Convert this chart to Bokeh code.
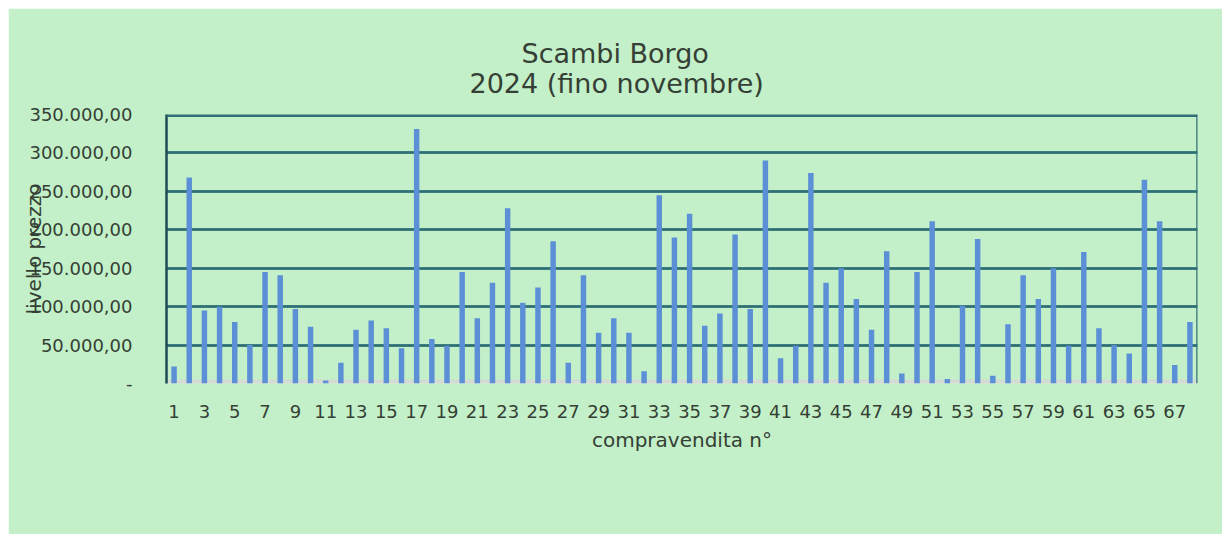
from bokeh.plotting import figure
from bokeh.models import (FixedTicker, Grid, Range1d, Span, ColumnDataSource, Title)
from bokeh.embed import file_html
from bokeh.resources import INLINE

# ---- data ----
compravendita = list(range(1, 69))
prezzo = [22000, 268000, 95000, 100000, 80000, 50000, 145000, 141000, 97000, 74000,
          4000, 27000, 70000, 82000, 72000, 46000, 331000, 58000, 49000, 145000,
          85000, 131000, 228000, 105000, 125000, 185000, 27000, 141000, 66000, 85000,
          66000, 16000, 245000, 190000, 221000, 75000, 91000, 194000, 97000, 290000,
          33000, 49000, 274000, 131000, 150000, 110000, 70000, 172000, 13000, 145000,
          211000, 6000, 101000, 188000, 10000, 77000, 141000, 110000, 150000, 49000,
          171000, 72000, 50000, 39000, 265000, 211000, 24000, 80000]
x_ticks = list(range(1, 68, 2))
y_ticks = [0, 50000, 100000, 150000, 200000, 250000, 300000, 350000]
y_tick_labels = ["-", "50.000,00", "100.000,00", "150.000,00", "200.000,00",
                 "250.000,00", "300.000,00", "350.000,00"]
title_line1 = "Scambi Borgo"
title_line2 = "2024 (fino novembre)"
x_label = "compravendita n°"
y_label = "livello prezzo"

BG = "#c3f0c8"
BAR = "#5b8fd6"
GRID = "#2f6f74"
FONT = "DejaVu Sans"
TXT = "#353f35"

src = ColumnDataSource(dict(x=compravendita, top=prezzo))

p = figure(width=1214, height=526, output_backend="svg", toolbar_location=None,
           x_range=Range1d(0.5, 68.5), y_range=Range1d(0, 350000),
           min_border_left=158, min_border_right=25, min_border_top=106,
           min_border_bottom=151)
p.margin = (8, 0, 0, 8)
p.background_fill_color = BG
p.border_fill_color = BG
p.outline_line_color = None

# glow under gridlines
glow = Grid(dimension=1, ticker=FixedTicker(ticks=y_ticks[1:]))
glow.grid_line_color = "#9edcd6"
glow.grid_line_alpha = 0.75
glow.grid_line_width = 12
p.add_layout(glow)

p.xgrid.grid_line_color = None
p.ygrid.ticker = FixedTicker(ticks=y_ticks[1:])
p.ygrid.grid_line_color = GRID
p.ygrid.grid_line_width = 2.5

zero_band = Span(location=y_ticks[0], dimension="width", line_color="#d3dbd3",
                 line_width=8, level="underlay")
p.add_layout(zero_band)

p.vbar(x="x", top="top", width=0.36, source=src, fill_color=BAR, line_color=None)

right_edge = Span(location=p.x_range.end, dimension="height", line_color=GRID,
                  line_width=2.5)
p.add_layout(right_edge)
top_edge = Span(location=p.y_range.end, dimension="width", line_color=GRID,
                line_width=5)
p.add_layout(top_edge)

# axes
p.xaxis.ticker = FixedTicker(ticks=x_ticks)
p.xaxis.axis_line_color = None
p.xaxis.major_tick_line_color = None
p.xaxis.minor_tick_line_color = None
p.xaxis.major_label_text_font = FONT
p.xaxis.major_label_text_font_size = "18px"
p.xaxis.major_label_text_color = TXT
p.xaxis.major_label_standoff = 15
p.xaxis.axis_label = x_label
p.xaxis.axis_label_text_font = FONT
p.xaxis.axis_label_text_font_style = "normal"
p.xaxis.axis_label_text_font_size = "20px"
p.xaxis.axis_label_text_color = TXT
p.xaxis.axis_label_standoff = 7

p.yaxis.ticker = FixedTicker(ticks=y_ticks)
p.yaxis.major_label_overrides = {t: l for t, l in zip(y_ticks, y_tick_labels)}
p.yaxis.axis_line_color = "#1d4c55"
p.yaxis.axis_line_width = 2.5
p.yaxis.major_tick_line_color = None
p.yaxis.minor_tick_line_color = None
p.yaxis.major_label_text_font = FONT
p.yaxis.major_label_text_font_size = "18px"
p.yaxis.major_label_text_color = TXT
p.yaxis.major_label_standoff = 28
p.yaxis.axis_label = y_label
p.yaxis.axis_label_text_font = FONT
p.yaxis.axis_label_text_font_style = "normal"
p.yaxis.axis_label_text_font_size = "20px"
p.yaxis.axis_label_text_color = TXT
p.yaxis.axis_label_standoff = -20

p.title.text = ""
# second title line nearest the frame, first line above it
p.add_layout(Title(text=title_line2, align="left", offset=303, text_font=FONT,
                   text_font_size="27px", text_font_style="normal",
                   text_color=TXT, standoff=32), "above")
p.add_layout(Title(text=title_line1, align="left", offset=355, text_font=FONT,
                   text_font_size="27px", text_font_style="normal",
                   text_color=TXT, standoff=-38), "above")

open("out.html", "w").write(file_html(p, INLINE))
════
▶ Work instructions
Please take the lines from the beginning of the data above through the line holding "from bokeh.resources import INLINE" and transcribe them exactly, without any pictures.

▶ Exercise result
Convert this chart to Bokeh code.
from bokeh.plotting import figure
from bokeh.models import (FixedTicker, Grid, Range1d, Span, ColumnDataSource, Title)
from bokeh.embed import file_html
from bokeh.resources import INLINE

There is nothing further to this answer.